This blog post was first published by the Financial Times‘ beyondbrics blog on 11 May 2015.
Obituaries have been written for the World Bank following the arrival of China’s Asian Infrastructure Investment Bank (AIIB), the implied question being whether the US remains willing and able to lead the global economic governance system. Yet the other Washington-based Bretton Woods institution, the International Monetary Fund, reveals a different story. It appears to be on the verge of a third epoch in which it is set to become indispensable, ushering in the global economic reforms now considered necessary in the ‘new mediocre’.
Attention has focused on whether the Bretton Woods institutions and US global leadership are in decline. The World Bank’s risk of irrelevance, which the FT warned of in an editorial, has been heightened since the AIIB attracted some of Washington’s staunchest allies. But this has masked an equally profound evolution occurring next door. The IMF has emerged strengthened from the global financial crisis, and the AIIB debate has obscured the Fund’s ambition to be the standard-bearer of a ‘new multilateralism’.

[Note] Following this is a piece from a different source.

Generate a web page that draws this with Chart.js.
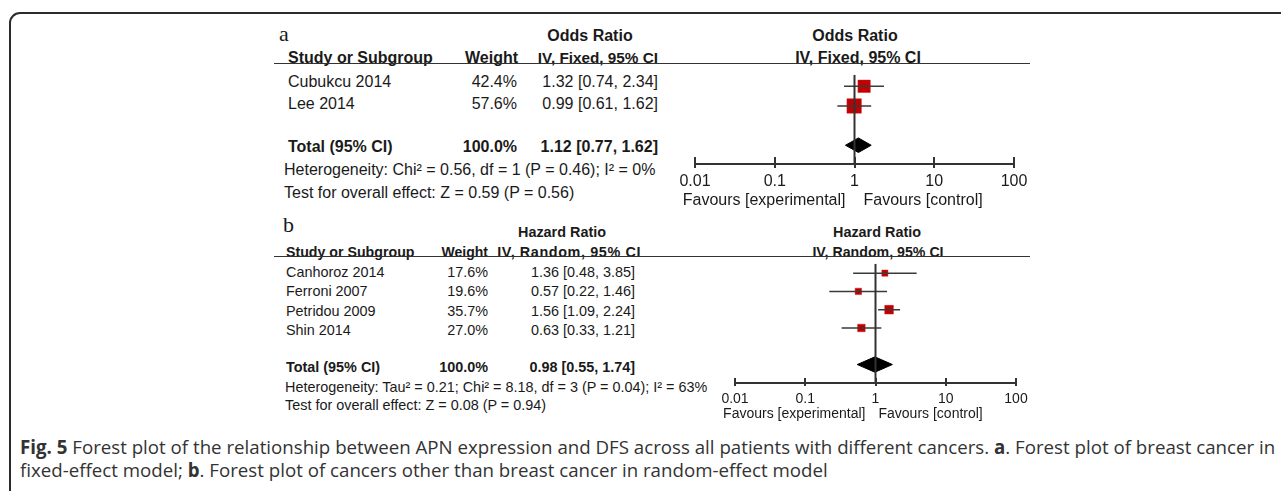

Larry Summers makes a typical case for the consequences of the dysfunctional US governance elite’s failure to incorporate China’s growing economic relevance by linking the AIIB to IMF reform deadlock. The World Bank is tethered by “pervasive restrictions on infrastructure projects”, unlike its new rivals. More fundamentally, the Republican-led Congress persists in blocking already-agreed IMF governance reforms which would “come closer to giving countries such as China and India a share of IMF votes commensurate with their new economic heft”. But this fin de siècle posture is overdone.
Quite apart from whether the Chinese are demonstrating weakness rather than strength by involving US allies, as Alan Beattie argued here in March, the fates of the Bank and the Fund are not bound together. They do not provide such a neat proxy of US decline. While the World Bank struggles to redefine its role and pre-eminence, the IMF looks forward. The blocked governance reform at the IMF, blocked by a domestically-focused Congress, leaves the US’s veto over the IMF and its de facto leadership untouched. Though there is little prospect of a breakthrough in the foreseeable future, the Fund has not plunged into the same crisis of legitimacy as the Bank, though the Fund’s own leadership describes the reform as fundamental to its efficacy and legitimacy.
Since its institutional recovery in 2010, the IMF has come to the fore on policy questions traditionally considered beyond its competence and mandate. The Fund has also augmented its core roles. It signed over 35 new agreements in that time while playing a huge part in the response to the eurozone crisis; far from irrelevant. Its surveillance now encompasses deep intrusion into domestic financial sectors, and pronouncements via its regular Spillovers analyses examine systemic countries and regions’ impacts on each other and upon global stability. By building on this, the Fund has also been reinventing itself as a fulcrum of debate on the role of women in the economy, the economic challenge of inequality, urgent energy policy reform for climate change mitigation and fiscal sustainability, and even how to confront pandemics to avoid economic contagion.
The significance of the IMF’s mission creep is revealed by a phrase from the latest communiqué of its governing committee, the IMFC. It calls on the IMF to embrace “a new multilateralism for a sustainable future”. This sets out how the IMF’s core role is evolving to sustain the global economy. Summers reveals the epochal nature of these changes; moving from the present system which “places the onus of adjustment on ‘borrowing’ countries” in favour of “a symmetric system, with pressure also placed on ‘surplus’ countries”. Unlike the World Bank’s many imitators, there is currently no feasible alternative to the Fund (as I wrote for beyondbrics last year). The IMF also provides global public goods such as substantial technical assistance and massively enhanced surveillance that are not easily replicated. The IMF’s envisaged governance reforms are timid. Fund decisions will remain a stitch-up between the richest countries, and perhaps it is this quality above all others which guarantees its future.
This year is widely-regarded as the year that will determine the next generation’s economic, development and climate goals, through the UN’s Financing for Development summit in July, Sustainable Development Goals summit in September, and the Climate Change Conference (COP21) in December. At their semi-annual summit last month, the IMFC challenged the Fund to “build a new global framework for sustainable development through 2030 and beyond”. The Fund must address “macro-financial resilience, increase revenue mobilization, help tackle infrastructure gaps, enhance capacity building, and promote inclusive growth”, while building on its work on gender, inequality, health and even fragile states. So much for UN conferences. Just as the IMF found a new role after the Nixon shock ended the Bretton Woods System, a new era for the Fund may be upon us. But few seem to have noticed.
Sargon Nissan, is IMF & Finance Programme Manager at the Bretton Woods Project.